The silly season
As summer approaches, newspapers become short staffed and, hopefully, the news cycle slows down as what used to be known as the ‘silly season’ begins.
This is the time of the year in which media outlets, in a desperate attempt to fill their columns or websites, re-cycle obscure stories to the front page. One of the perennial favourites is outdated laws that remain on the statute book through some parliamentary oversight. You know the sort of thing, the legal right to drive sheep across Westminster Bridge or to shoot Welshmen abroad after dark in Hereford – I made both of these up but you get the picture.
The joke being that the laws were brought in to satisfy a societal need hundreds of years before, but which has now been significantly overtaken by events. Outside of the legal field, there is one law, perhaps more of a natural one, that was recently brought to mind when I read a article in the Guardian about solving the latest NHS crisis. Its ‘simple’ solution to the funding crisis was to increase the numbers of staff. The argument goes that the employment of locums and agency staff at greater costs than permanent staff was at the source of the current funding crisis.
One might argue that the 5th biggest employer in the world might already be adequately staffed but there is another problem that might mean the solution is not as simple as the Guardian describes, and that is caused by Parkinson’s Law.

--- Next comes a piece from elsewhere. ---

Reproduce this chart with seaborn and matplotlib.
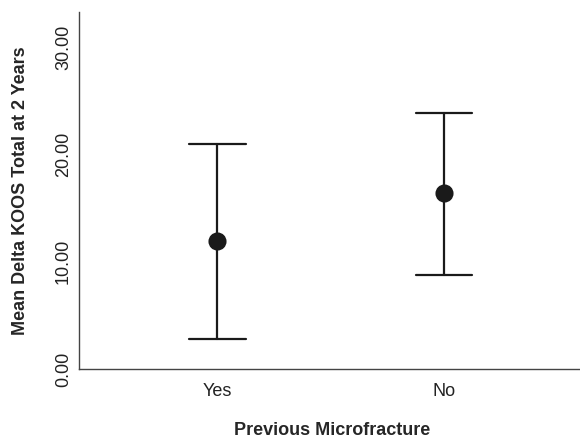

This states, simply, that “work expands so as to fill the time available for its completion”.
The law, first stated in a humorous article by Cecil Parkinson for The Economist in 1955, was based on empirical observations by him that bureaucracies tend to expand over time. He claimed that the British Royal Navy in 1914 had 62 major warships and employed 2,000 civil servants. By 1928, the number of warships had dropped to 20 while the number of civil servants had increased to nearly 3,600.
So why did this happen? Parkinson suggested that there were 2 factors at play. First, officials want to multiply subordinates not rivals, and second, officials create work for one another. The first factor comes into play as a manager begins to feel over-worked. He has the choice of sharing work with a peer or asking for a couple of subordinates to assist him. Parkinson claimed that the official would always take the latter solution.
As the organization grows because managers acquire subordinates ,so administration and bureaucracy also grows to the point that the subordinates start to feel overworked and they themselves seek subordinates – and so on. Parkinson finishes his piece saying that he has no solution for the problem of expanding bureaucracies but simply provides empirical proof of the law.
In the interest of management development I would like to propose my own unscientific, un-empirically based law of efficient organizations – let’s call it Maddison’s Law of Efficiency. I propose that you remove one worker from the organization every week until the organizations stops producing effective outcomes. When you have reached the minimum total input for the required output, you are at maximum efficiency; thus both increasing efficiency while reducing overheads.
I admit it’s a blunt tool but it’s got to be worth a try in an organization where the bureaucracy has grown out of control. All I need now is a 4 box model and I’m halfway to a management book. Perhaps this will become another story for the silly season.